Mas quando obtém o desejo de receber espiritual excessivo, quer devorar para o seu próprio prazer todo o deleite e riqueza do próximo mundo eterno, que para ele é uma posse eterna para toda a eternidade. Assim, o desejo de receber completa-se apenas com o desejo de receber espiritualidade.
Conclui-se que, antes de se terem tornado religiosos, tinham um desejo corpóreo de receber, que ainda não é tão grande. É por isso que tinham mais força para realizar atos de doação. Mas, uma vez que se tornaram religiosos e o seu desejo de receber cresceu com o desejo de receber para a espiritualidade, tornou-se mais difícil porque agora o desejo de receber tem mais força do que quando tinham apenas um desejo corpóreo de receber. Portanto, antes de se terem tornado religiosos, tinham alguma força para realizar atos de doação. Mas, assim que se tornaram religiosos, obtendo o desejo espiritual de receber, agora é mais difícil para eles dedicarem-se a questões de doação.
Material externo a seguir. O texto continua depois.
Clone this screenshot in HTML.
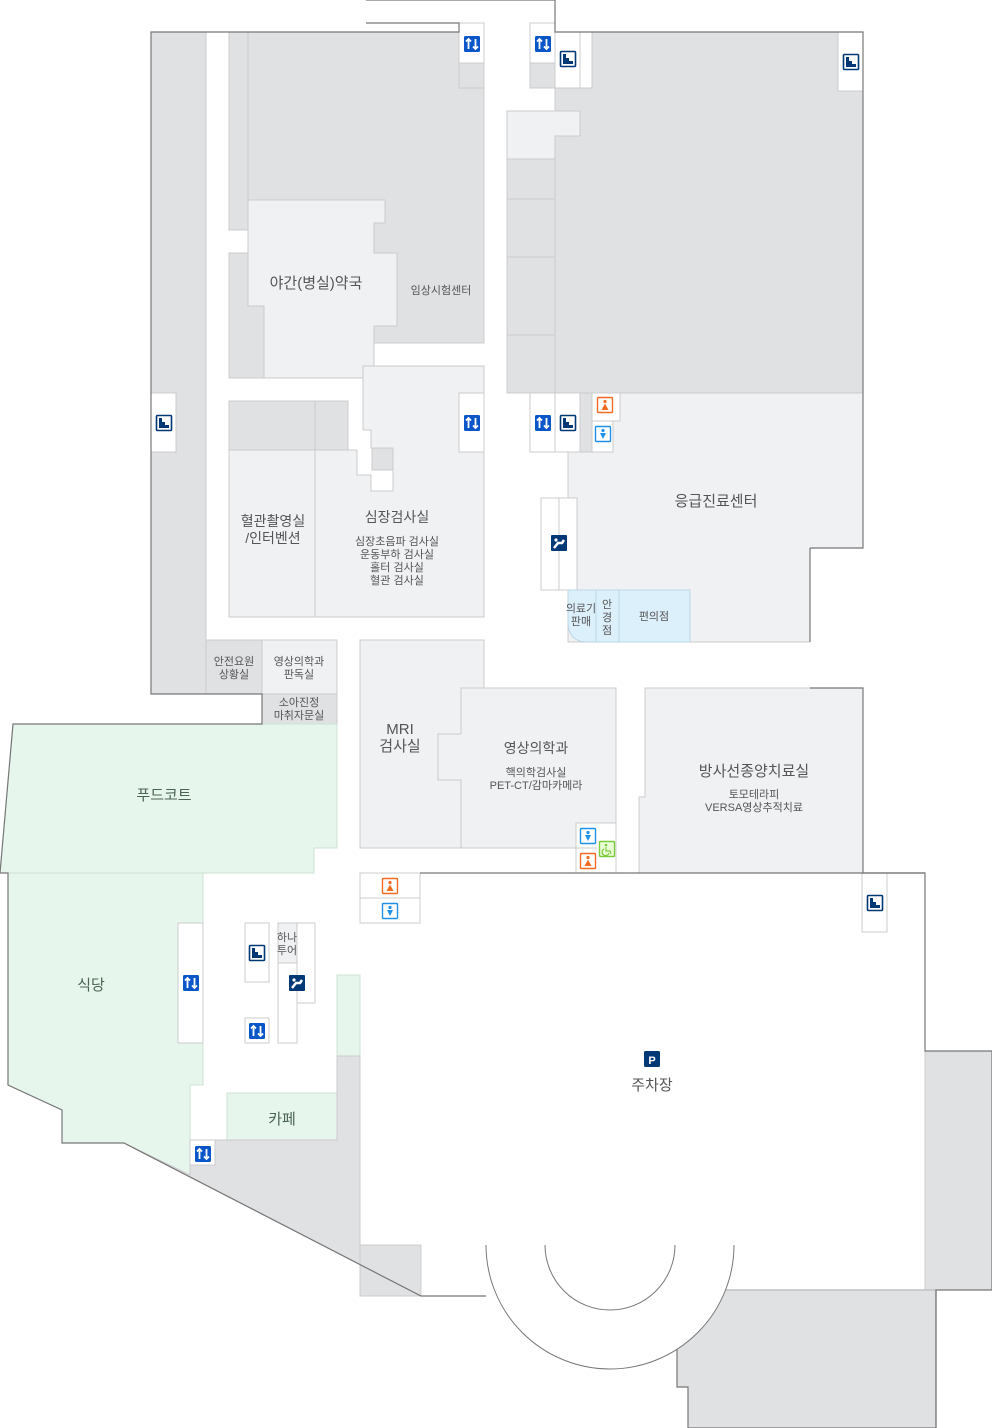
<!DOCTYPE html>
<html><head><meta charset="utf-8"><style>
html,body{margin:0;padding:0;background:#fff}
svg{display:block}
text{font-family:"Liberation Sans","Noto Sans CJK KR",sans-serif;fill:#555;text-anchor:middle}
.d{fill:#e0e1e3;stroke:#ccc;stroke-width:1}
.l{fill:#f0f1f3;stroke:#ccc;stroke-width:1}
.g{fill:#e7f6ec;stroke:#cde3d4;stroke-width:1}
.b{fill:#dcf0fb;stroke:#bcd6e6;stroke-width:1}
.w{fill:#fff;stroke:#ccc;stroke-width:1}
.o{fill:none;stroke:#777;stroke-width:1.2}
</style></head><body>
<svg width="992" height="1428" viewBox="0 0 992 1428" xmlns="http://www.w3.org/2000/svg">
<defs>
<g id="el"><rect x="-8" y="-8" width="16" height="16" rx="1.5" fill="#0a56c8"/><path d="M-3.5,5V-5M-6,-2.5L-3.5,-5L-1,-2.5M3.5,-5V5M1,2.5L3.5,5L6,2.5" stroke="#fff" stroke-width="1.8" fill="none"/></g>
<g id="st"><rect x="-7.5" y="-7.5" width="15" height="15" rx="1" fill="#fff" stroke="#003876" stroke-width="1.6"/><path d="M-5,-5H-2V-1H1V2H5V5H-5Z" fill="#003876"/></g>
<g id="es"><rect x="-8" y="-8" width="16" height="16" rx="1" fill="#003876"/><path d="M-5,5L-1,0H3L5,-3" stroke="#fff" stroke-width="2.5" fill="none"/><circle cx="-3" cy="-3" r="1.6" fill="#fff"/></g>
<g id="wm"><rect x="-7.5" y="-7.5" width="15" height="15" rx="1" fill="#fff" stroke="#f26b21" stroke-width="1.4"/><circle cx="0" cy="-3.5" r="1.6" fill="#f26b21"/><path d="M0,-1.5L-3.5,5H3.5Z" fill="#f26b21"/></g>
<g id="mn"><rect x="-7.5" y="-7.5" width="15" height="15" rx="1" fill="#fff" stroke="#1e90e8" stroke-width="1.4"/><circle cx="0" cy="-3.5" r="1.6" fill="#1e90e8"/><path d="M-3,-1H3L0,5Z" fill="#1e90e8"/></g>
<g id="hc"><rect x="-7.5" y="-7.5" width="15" height="15" rx="1" fill="#eaffd8" stroke="#7ccc3c" stroke-width="1.4"/><circle cx="-1" cy="-4" r="1.3" fill="#7ccc3c"/><path d="M-1,-2V2H3L4,5M-3,0A3.5,3.5 0 1 0 2,4" stroke="#7ccc3c" stroke-width="1.2" fill="none"/></g>
</defs>

<rect class="d" x="151" y="32" width="55" height="662"/>
<rect class="w" x="151" y="393" width="25" height="59"/>
<rect class="d" x="229" y="32" width="19" height="198"/>
<rect class="d" x="248" y="32" width="236" height="311"/>
<rect class="d" x="229" y="253" width="35" height="125"/>
<polygon class="l" points="248,200 385,200 385,223 374,223 374,253 397,253 397,326 374,326 374,378 264,378 264,306 248,306"/>
<rect class="w" x="459" y="23" width="25" height="40"/>
<rect class="d" x="459" y="63" width="25" height="25"/>
<rect class="d" x="229" y="401" width="86" height="49"/>
<rect class="d" x="315" y="401" width="33" height="49"/>
<rect class="l" x="229" y="450" width="86" height="167"/>
<polygon class="l" points="363,366 484,366 484,617 315,617 315,450 357,450 357,475 371,475 371,491 393,491 393,448 371,448 371,430 363,430"/>
<rect class="d" x="372" y="448" width="21" height="22"/>
<rect class="w" x="459" y="393" width="25" height="59"/>
<rect class="d" x="206" y="640" width="56" height="54"/>
<rect class="l" x="262" y="640" width="75" height="54"/>
<rect class="d" x="262" y="694" width="75" height="30"/>

<rect class="d" x="555" y="32" width="308" height="361"/>
<rect class="d" x="507" y="159" width="48" height="234"/>
<line x1="507" y1="199" x2="555" y2="199" stroke="#ccc"/>
<line x1="507" y1="257" x2="555" y2="257" stroke="#ccc"/>
<line x1="507" y1="335" x2="555" y2="335" stroke="#ccc"/>
<polygon class="l" points="507,111 580,111 580,136 555,136 555,159 507,159"/>
<rect class="w" x="530" y="23" width="25" height="40"/>
<rect class="d" x="530" y="63" width="25" height="25"/>
<rect class="w" x="555" y="32" width="25" height="56"/>
<rect class="w" x="580" y="32" width="12" height="56"/>
<rect class="w" x="838" y="32" width="25" height="59"/>
<polygon class="l" points="568,393 863,393 863,548 810,548 810,642 568,642"/>
<rect class="w" x="530" y="393" width="25" height="59"/>
<rect class="w" x="555" y="393" width="25" height="59"/>
<rect class="d" x="580" y="393" width="12" height="59"/>
<rect class="w" x="592" y="393" width="28" height="28"/>
<rect class="w" x="592" y="421" width="21" height="31"/>
<rect class="w" x="541" y="498" width="18" height="92"/>
<rect class="w" x="559" y="498" width="18" height="92"/>
<path class="b" d="M568,590H690V642H588Q568,642 568,622Z"/>
<line x1="596" y1="590" x2="596" y2="642" stroke="#bcd6e6"/>
<line x1="619" y1="590" x2="619" y2="642" stroke="#bcd6e6"/>

<rect class="l" x="360" y="640" width="124" height="208"/>
<polygon class="l" points="461,688 616,688 616,848 461,848 461,780 438,780 438,734 461,734"/>
<rect class="w" x="576" y="823" width="40" height="50"/>
<line x1="576" y1="848" x2="597" y2="848" stroke="#ccc"/>
<polygon class="l" points="645,688 863,688 863,873 639,873 639,797 645,797"/>

<polygon class="g" points="13,724 337,724 337,848 314,848 314,873 0,873"/>
<polygon class="g" points="8,873 203,873 203,1085 190,1085 190,1175 124,1143 62,1143 62,1110 8,1085"/>
<rect class="g" x="337" y="975" width="23" height="81"/>
<rect class="g" x="227" y="1093" width="110" height="47"/>
<polygon class="d" points="190,1165 215,1165 215,1140 337,1140 337,1056 360,1056 360,1296 421,1296 124,1143 190,1175"/>
<rect class="d" x="360" y="1245" width="61" height="51"/>
<rect class="w" x="190" y="1140" width="25" height="25"/>
<rect class="w" x="178" y="923" width="25" height="120"/>
<rect class="w" x="245" y="923" width="24" height="59"/>
<rect class="w" x="245" y="1018" width="24" height="25"/>
<rect class="l" x="278" y="923" width="19" height="40"/>
<rect class="w" x="278" y="963" width="19" height="80"/>
<rect class="w" x="297" y="923" width="18" height="80"/>
<rect class="w" x="360" y="873" width="60" height="25"/>
<rect class="w" x="360" y="898" width="60" height="25"/>
<rect class="w" x="862" y="873" width="25" height="59"/>
<rect class="d" x="925" y="1051" width="67" height="239"/>
<polygon points="677,1290 936,1290 936,1428 688,1428 688,1387 677,1387" fill="#e0e1e3" stroke="#777" stroke-width="1.2"/>
<line x1="677" y1="1290" x2="936" y2="1290" stroke="#ccc" stroke-width="1.4"/>
<path d="M486,1245A124,124 0 0 0 734,1245" fill="#fff" stroke="#777"/>
<path d="M545,1245A65,65 0 0 0 675,1245" fill="none" stroke="#777"/>

<path class="o" d="M366,0H555V32H863V393"/>
<path class="o" d="M366,23H459V32H151V694H262V724H13L0,873H8V1085L62,1110V1143H124L421,1296H486"/>
<path class="o" d="M810,548H863V393M810,548V642"/>
<path class="o" d="M810,688H863V873H925V1051H992V1290H936V1428"/>
<path class="o" d="M420,873H925"/>

<use href="#el" x="472" y="44"/><use href="#el" x="543" y="44"/>
<use href="#st" x="568" y="59"/><use href="#st" x="851" y="62"/>
<use href="#st" x="164" y="423"/><use href="#el" x="472" y="423"/>
<use href="#el" x="543" y="423"/><use href="#st" x="568" y="423"/>
<use href="#wm" x="605" y="405"/><use href="#mn" x="603" y="434"/>
<use href="#es" x="559" y="543"/>
<use href="#mn" x="588" y="836"/><use href="#wm" x="588" y="861"/><use href="#hc" x="607" y="849"/>
<use href="#wm" x="390" y="886"/><use href="#mn" x="390" y="911"/>
<use href="#st" x="875" y="903"/>
<use href="#el" x="191" y="983"/><use href="#st" x="257" y="953"/><use href="#el" x="257" y="1031"/>
<use href="#es" x="297" y="983"/><use href="#el" x="203" y="1154"/>
<rect x="644" y="1051" width="16" height="16" rx="1.5" fill="#003876"/>
<text x="652" y="1064" style="fill:#fff;font-size:11px;font-weight:bold">P</text>

<text x="316" y="288" font-size="15">야간(병실)약국</text>
<text x="441" y="294" font-size="11">임상시험센터</text>
<text x="273" y="526" font-size="14">혈관촬영실</text>
<text x="273" y="543" font-size="14">/인터벤션</text>
<text x="397" y="522" font-size="14">심장검사실</text>
<text x="397" y="545" font-size="11">심장초음파 검사실</text>
<text x="397" y="558" font-size="11">운동부하 검사실</text>
<text x="397" y="571" font-size="11">홀터 검사실</text>
<text x="397" y="584" font-size="11">혈관 검사실</text>
<text x="716" y="506" font-size="15">응급진료센터</text>
<text x="581" y="612" font-size="11">의료기</text>
<text x="581" y="625" font-size="11">판매</text>
<text x="607" y="608" font-size="11">안</text>
<text x="607" y="621" font-size="11">경</text>
<text x="607" y="634" font-size="11">점</text>
<text x="654" y="620" font-size="11">편의점</text>
<text x="234" y="665" font-size="11">안전요원</text>
<text x="234" y="678" font-size="11">상황실</text>
<text x="299" y="665" font-size="11">영상의학과</text>
<text x="299" y="678" font-size="11">판독실</text>
<text x="299" y="706" font-size="11">소아진정</text>
<text x="299" y="719" font-size="11">마취자문실</text>
<text x="400" y="734" font-size="15">MRI</text>
<text x="400" y="751" font-size="15">검사실</text>
<text x="536" y="753" font-size="14">영상의학과</text>
<text x="536" y="776" font-size="11">핵의학검사실</text>
<text x="536" y="789" font-size="11">PET-CT/감마카메라</text>
<text x="754" y="776" font-size="15">방사선종양치료실</text>
<text x="754" y="798" font-size="11">토모테라피</text>
<text x="754" y="811" font-size="11">VERSA영상추적치료</text>
<text x="164" y="800" font-size="15" style="fill:#4a6454">푸드코트</text>
<text x="91" y="990" font-size="15" style="fill:#4a6454">식당</text>
<text x="282" y="1124" font-size="15" style="fill:#4a6454">카페</text>
<text x="287" y="941" font-size="11">하나</text>
<text x="287" y="954" font-size="11">투어</text>
<text x="652" y="1090" font-size="15">주차장</text>
</svg>
</body></html>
Por esta razão, não se pode dizer que agora se tornaram piores, ou que os religiosos são piores porque é mais difícil para eles realizar atos de doação. Pelo contrário, o desejo de receber cresceu, pelo que é mais difícil superá-lo. Por exemplo, antes de obter o desejo de receber espiritual, o seu mal era de trinta por cento. Depois, assim que obteve o desejo de receber espiritual, o seu mal adquiriu mais setenta por cento. Portanto, agora precisa de forças maiores para o poder superar.
Contudo, não devemos dizer que agora a sua força diminuiu. Pelo contrário, agora deve encontrar o remédio para derrotar o poder maligno que obteve. E o remédio para isso é cumprir a Torá e as Mitzvot com a intenção de que a luz neles o reforme.
Conclui-se, portanto, que ele avançou e obteve mais mal para o corrigir. Mas todo o início é difícil, e por isso agora pensa que se tornou pior. No entanto, deve saber que cada vez lhe é dado mais mal para corrigir, até que seja recompensado com a correção de tudo.